In a former life, I enjoyed taking part in various martial arts; Ju Jitsu, Karate and Tai Jitsu. I watched movies with Chuck Norris, Steven Seigal and Bruce Lee with excitement as my heroes glided through the air and dispatched the bad guys with their bare hands. The problem was, I was often left feeling  despondent and filled with envy because they were just so fantastic, I wondered how I could ever come close to these amazing exponents of the fighting arts. It seemed I would never be Bruce Lee so what was the point?

I was reminded of this recently when I was coaching a young man who said he was plagued by the habit of his mind of forever comparing himself to others in his business life: people who had been promoted earlier than him; people with more responsibility than him; people who seemed to have it sorted or had the job he thought he ought to have or wished he had.

Just like me watching the masters of unarmed combat, he felt envious, sometimes to the point of being totally demotivated.

I shared my story of wondering why I should bother if I couldn’t be Bruce Lee.

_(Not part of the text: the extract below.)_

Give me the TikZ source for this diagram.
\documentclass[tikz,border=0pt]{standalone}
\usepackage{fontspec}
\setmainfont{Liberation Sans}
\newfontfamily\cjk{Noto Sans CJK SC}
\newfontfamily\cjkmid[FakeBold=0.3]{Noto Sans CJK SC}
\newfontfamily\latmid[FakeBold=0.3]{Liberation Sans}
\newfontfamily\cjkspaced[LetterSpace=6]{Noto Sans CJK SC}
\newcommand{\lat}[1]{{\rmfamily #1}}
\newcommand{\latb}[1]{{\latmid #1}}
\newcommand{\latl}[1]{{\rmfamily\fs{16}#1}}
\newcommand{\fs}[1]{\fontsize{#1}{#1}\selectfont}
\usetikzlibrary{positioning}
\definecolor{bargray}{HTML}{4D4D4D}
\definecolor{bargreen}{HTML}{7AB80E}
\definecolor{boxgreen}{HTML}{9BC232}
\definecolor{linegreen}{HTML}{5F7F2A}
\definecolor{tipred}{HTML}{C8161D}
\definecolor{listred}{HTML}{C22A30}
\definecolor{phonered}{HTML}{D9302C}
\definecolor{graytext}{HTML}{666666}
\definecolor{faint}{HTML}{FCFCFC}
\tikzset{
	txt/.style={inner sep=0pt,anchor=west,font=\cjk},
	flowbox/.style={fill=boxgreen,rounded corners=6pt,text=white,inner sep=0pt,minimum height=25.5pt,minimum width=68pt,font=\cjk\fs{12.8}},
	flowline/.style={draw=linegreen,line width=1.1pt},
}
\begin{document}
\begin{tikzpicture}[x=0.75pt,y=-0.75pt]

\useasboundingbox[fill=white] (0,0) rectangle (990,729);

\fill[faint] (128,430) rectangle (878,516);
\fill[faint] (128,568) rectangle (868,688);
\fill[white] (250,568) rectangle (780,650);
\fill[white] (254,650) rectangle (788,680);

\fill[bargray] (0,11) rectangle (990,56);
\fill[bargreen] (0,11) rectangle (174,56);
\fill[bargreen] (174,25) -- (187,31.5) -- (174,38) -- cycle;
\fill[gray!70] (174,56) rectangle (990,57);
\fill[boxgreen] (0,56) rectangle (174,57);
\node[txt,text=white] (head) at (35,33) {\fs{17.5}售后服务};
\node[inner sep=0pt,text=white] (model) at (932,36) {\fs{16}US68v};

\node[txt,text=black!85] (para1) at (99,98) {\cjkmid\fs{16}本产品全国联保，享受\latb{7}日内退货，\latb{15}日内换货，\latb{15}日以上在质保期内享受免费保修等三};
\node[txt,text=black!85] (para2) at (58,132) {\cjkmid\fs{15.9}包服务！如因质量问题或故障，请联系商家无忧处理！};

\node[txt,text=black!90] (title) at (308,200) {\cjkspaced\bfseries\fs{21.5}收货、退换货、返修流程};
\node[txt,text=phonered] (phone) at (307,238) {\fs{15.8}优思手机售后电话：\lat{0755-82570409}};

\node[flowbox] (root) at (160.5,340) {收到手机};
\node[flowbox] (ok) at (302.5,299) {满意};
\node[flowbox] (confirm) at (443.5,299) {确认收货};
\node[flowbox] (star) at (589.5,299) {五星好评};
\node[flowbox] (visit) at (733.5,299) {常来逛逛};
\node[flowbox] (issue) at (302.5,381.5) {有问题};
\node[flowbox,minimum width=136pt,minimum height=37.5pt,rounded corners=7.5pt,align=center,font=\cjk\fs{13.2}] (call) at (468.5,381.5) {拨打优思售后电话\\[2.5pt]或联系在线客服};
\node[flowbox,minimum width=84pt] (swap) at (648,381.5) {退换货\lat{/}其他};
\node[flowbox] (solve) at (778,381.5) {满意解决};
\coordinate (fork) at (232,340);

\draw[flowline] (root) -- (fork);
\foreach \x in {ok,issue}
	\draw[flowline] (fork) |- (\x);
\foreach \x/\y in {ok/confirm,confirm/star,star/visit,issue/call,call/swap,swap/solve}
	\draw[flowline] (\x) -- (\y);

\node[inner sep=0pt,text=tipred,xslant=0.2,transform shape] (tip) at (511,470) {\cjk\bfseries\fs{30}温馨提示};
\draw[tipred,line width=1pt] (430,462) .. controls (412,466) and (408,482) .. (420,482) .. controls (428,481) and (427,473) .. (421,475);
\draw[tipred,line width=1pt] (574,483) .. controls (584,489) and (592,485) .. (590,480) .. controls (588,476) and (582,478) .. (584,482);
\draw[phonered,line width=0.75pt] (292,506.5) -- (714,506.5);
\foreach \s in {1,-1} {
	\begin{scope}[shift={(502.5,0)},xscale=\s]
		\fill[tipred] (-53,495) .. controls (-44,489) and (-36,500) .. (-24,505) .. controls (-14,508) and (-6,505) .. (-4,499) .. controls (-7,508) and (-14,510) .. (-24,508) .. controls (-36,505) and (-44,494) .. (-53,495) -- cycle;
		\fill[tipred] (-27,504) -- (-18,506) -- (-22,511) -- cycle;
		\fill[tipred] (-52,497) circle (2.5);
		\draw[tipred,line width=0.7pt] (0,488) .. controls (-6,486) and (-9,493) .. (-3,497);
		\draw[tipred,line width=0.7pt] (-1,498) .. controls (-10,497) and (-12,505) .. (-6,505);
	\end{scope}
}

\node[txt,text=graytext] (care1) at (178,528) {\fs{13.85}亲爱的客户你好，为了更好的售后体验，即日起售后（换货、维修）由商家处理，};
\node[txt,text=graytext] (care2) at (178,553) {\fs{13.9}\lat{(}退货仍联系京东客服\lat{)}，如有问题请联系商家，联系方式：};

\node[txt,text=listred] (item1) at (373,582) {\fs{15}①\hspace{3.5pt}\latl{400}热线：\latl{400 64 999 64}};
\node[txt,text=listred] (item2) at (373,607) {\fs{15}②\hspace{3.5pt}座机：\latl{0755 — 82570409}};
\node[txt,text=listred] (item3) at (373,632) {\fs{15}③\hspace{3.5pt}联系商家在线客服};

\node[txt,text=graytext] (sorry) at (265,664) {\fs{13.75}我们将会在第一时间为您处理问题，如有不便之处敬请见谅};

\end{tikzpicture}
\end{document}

My coaching client recognised this feeling and said he had, on occasions, gone home to his wife with the sense that he was a complete failure and had achieved nothing with his life. For a man with a PhD, a senior role in a multinational company and a happy, healthy family, this was clearly not true. Nevertheless, that’s how he felt and I needed to help him change his negative and debilitating thinking.

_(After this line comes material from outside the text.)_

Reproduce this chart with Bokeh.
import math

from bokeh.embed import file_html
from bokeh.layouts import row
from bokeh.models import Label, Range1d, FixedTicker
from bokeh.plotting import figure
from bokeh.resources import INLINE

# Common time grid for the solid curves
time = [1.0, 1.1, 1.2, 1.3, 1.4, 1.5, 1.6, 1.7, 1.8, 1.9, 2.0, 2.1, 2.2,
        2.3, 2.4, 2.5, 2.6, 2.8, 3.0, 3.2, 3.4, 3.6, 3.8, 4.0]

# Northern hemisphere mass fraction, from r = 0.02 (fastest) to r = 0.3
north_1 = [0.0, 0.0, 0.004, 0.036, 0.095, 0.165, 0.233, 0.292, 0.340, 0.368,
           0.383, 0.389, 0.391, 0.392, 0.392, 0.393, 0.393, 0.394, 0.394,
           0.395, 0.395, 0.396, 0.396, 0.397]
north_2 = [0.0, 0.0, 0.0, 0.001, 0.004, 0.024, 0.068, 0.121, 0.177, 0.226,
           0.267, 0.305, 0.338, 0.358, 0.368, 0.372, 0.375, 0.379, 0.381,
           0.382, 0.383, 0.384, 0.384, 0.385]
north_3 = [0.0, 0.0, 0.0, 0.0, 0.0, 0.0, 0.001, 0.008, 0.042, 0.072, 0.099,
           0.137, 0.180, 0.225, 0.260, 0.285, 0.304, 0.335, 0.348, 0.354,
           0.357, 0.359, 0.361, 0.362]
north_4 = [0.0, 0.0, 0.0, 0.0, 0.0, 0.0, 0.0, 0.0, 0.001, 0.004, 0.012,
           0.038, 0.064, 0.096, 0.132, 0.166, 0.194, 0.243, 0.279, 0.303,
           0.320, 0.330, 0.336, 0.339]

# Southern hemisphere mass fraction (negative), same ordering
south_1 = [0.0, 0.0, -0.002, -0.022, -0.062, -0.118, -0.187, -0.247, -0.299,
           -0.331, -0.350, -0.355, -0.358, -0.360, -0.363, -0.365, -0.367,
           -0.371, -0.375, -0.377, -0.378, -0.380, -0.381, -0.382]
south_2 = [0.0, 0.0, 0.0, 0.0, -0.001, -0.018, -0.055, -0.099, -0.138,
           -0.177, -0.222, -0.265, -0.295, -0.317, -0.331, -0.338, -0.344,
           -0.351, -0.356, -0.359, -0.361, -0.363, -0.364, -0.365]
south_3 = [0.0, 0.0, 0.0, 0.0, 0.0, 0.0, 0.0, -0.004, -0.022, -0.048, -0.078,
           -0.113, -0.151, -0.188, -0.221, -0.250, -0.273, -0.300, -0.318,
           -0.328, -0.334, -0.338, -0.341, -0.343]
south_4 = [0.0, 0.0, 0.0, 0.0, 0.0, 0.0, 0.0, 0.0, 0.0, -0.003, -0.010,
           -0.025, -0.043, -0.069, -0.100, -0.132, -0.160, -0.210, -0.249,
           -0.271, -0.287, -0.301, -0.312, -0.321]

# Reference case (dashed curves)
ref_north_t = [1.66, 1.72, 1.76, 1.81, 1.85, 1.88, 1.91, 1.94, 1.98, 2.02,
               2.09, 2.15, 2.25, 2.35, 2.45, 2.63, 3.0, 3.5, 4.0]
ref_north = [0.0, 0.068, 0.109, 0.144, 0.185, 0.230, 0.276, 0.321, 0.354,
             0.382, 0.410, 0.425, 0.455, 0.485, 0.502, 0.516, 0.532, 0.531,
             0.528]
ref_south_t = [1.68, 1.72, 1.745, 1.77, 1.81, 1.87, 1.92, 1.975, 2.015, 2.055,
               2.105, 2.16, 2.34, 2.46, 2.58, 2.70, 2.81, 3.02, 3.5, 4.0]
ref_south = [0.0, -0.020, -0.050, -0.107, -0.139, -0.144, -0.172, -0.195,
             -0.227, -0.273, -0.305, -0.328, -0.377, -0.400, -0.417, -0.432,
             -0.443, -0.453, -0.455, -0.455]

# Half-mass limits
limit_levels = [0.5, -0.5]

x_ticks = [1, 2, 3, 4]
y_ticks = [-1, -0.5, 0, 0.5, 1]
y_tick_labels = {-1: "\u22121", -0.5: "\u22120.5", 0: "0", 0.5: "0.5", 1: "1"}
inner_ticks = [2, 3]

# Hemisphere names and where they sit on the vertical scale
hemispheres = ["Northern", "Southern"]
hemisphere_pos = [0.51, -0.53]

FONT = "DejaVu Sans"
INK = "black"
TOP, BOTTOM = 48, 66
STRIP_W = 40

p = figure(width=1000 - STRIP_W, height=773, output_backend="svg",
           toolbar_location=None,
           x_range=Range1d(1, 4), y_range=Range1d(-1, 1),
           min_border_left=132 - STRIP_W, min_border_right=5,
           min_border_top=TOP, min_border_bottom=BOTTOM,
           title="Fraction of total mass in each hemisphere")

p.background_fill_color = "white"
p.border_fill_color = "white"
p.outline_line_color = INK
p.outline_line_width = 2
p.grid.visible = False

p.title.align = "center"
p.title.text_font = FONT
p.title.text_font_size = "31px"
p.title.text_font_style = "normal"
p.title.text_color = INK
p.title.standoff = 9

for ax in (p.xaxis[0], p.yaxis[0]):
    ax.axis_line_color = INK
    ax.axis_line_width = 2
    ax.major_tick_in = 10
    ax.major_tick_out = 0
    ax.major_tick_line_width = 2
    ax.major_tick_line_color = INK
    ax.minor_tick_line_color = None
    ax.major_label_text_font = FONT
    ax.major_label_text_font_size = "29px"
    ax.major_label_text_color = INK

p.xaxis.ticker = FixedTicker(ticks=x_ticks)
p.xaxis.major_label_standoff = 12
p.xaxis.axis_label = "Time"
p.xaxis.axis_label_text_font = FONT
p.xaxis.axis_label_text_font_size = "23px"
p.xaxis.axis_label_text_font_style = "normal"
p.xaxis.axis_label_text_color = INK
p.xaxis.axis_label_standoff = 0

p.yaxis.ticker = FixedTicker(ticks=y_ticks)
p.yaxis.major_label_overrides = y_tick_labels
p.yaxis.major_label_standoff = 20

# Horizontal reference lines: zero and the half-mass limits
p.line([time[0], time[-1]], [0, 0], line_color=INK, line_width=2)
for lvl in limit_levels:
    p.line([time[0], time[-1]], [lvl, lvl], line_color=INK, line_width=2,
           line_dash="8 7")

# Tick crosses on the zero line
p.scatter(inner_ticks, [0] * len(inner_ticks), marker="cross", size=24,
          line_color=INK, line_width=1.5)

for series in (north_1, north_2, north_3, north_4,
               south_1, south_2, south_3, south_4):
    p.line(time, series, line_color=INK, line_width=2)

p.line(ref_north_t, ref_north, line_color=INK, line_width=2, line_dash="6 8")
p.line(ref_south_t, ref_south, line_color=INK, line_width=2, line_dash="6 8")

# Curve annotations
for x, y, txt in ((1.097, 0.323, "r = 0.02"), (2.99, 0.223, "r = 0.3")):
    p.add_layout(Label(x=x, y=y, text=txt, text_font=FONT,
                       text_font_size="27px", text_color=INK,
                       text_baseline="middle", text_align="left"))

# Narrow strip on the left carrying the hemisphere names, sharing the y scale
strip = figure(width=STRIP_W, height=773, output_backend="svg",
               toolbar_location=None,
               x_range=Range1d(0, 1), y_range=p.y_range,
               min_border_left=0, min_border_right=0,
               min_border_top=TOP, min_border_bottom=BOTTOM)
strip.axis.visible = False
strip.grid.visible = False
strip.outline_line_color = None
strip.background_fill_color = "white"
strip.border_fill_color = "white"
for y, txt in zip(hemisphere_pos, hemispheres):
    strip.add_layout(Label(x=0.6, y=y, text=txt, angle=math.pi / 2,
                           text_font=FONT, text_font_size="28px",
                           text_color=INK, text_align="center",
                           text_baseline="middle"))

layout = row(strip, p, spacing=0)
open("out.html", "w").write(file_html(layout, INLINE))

“You are the average of the 5 people you spend most time with”.

This is an often misued quote by Jim Rohn.
I say misused because some motivation coaches say you should rid yourself of friends who do not aspire to the things you aspire to and may drag you down. It seems much more complex than this and ditching friends is not what this post is about. However, there is a helpful application of this idea.

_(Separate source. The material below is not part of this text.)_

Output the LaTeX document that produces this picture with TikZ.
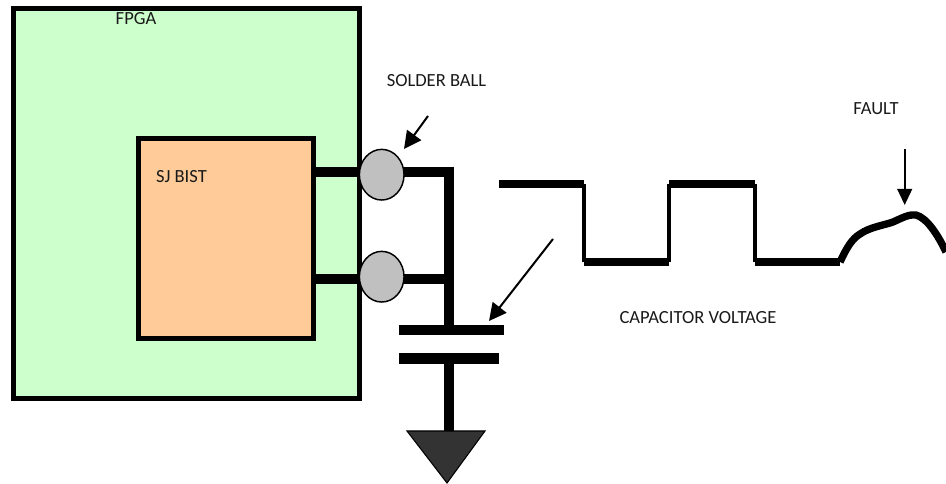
\documentclass[tikz,border=0pt]{standalone}
\usepackage{fontspec}
\setmainfont{Carlito}
\usetikzlibrary{arrows.meta,shapes.geometric}
\definecolor{fpgagreen}{HTML}{CCFFCC}
\definecolor{bistorange}{HTML}{FFCC99}
\definecolor{ballgrey}{HTML}{C0C0C0}
\definecolor{gndgrey}{HTML}{333333}
\tikzset{
  x=0.75pt,y=-0.75pt,
  lbl/.style={inner sep=0pt,font=\fontsize{13.9}{16}\selectfont,text=black!90},
  blockbox/.style={draw=black,line width=3.75pt,anchor=north west,inner sep=0pt},
  ball/.style={draw=black,fill=ballgrey,ellipse,line width=1.1pt,minimum width=33.5pt,minimum height=38pt,inner sep=0pt},
  wire/.style={line width=7.8pt,line cap=butt},
  wave/.style={line width=5.5pt,line cap=butt},
  wavev/.style={line width=3.2pt,line cap=butt},
  pointer/.style={line width=1.5pt,-{Triangle[length=13pt,width=13pt]}},
  pointerb/.style={line width=1.5pt,-{Triangle[length=12pt,width=11pt]}},
}
\begin{document}
\begin{tikzpicture}
\useasboundingbox (0,0) rectangle (946,484);
% boxes
\node[blockbox,fill=fpgagreen,minimum width=259.6pt,minimum height=292.5pt] (fpga) at (10.5,6.5) {};
\node[blockbox,fill=bistorange,minimum width=131.6pt,minimum height=150pt] (bist) at (136,136) {};
% junctions and wire ends
\coordinate (j1) at (449,172);
\coordinate (j2) at (449,279);
\coordinate (capT) at (449,330);
\coordinate (capB) at (449,358.5);
\coordinate (gndT) at (449,431);
% wires behind balls
\draw[wire] (bist.east |- j1) -- (j1);
\draw[wire] (bist.east |- j2) -- (j2);
\draw[wire] (449,166.7) -- (capT);
\draw[wire] (capB) -- (gndT);
% balls
\node[ball] (b1) at (381.7,174.7) {};
\node[ball] (b2) at (381.7,276.7) {};
% capacitor plates
\coordinate (p1l) at (399,330);
\coordinate (p1r) at (504,330);
\coordinate (p2l) at (399,358.5);
\coordinate (p2r) at (499,358.5);
\draw[wire] (p1l) -- (p1r);
\draw[wire] (p2l) -- (p2r);
% ground
\coordinate (g1) at (407,431);
\coordinate (g2) at (485,431);
\coordinate (g3) at (447,483);
\draw[fill=gndgrey,draw=black,line width=0.8pt] (g1) -- (g2) -- (g3) -- cycle;
% waveform
\coordinate (w0) at (499,184);
\coordinate (w1) at (584,184);
\coordinate (w2) at (584,262);
\coordinate (w3) at (669,262);
\coordinate (w4) at (669,184);
\coordinate (w5) at (755,184);
\coordinate (w6) at (755,262);
\coordinate (w7) at (840,262);
\draw[wave] (w0) -- (w1);
\draw[wavev] (w1) -- (w2);
\draw[wave] (w2) -- (w3);
\draw[wavev] (w3) -- (w4);
\draw[wave] (w4) -- (w5);
\draw[wavev] (w5) -- (w6);
\draw[wave] (w6) -- (w7);
\draw[wave] (w7) .. controls (847,247) and (852,239) .. (860,234)
  .. controls (870,227) and (885,225) .. (893,222)
  .. controls (902,218) and (909,214) .. (916,215)
  .. controls (927,218) and (938,235) .. (946,252);
% pointers
\coordinate (a1s) at (428,116);
\coordinate (a1e) at (404,149);
\coordinate (a2s) at (553,239);
\coordinate (a2e) at (489,321);
\coordinate (a3s) at (904.7,149);
\coordinate (a3e) at (904.7,205);
\draw[pointer] (a1s) -- (a1e);
\draw[pointer] (a2s) -- (a2e);
\draw[pointerb] (a3s) -- (a3e);
% labels
\node[lbl] (tfpga) at (136,18.5) {FPGA};
\node[lbl] (tbist) at (181.5,177) {SJ BIST};
\node[lbl] (tball) at (436.5,81) {SOLDER BALL};
\node[lbl] (tfault) at (876,109) {FAULT};
\node[lbl] (tcap) at (698,318) {CAPACITOR VOLTAGE};
\end{tikzpicture}
\end{document}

Hanging around with Bruce Lee (albeit whilst he was in a movie and I was in my front room) did eventually inspire me to practice more and get better.

So I worked with my client to help him reframe his thinking to see the people he meets, who appear to have or be what he is not but wants to be, as useful sources of information, mentoring and motivation. Perhaps his envy could be a sign of an opportunity for his own personal and professional growth.

When I want to learn something new, I listen to podcasts, read books, get instruction from more experienced people and, in the process, I get better in my chosen skill or behaviour. In effect, I spend time with people who I believe are better than me. This can apply to new jobs, career progressions and professional qualifications or hobbies and pastimes. So next time you see someone with something you wish you could do or achieve, walk towards them and learn from them, don’t walk away. Absorb some of their enthusiam and discipline and use it as learning motivation for yourself.

Surround yourself with these people to sharpen your act and, one day, there’s always a chance you’ll be dispatching bad guys with your bare hands……. or whatever you are aspiring to achieve.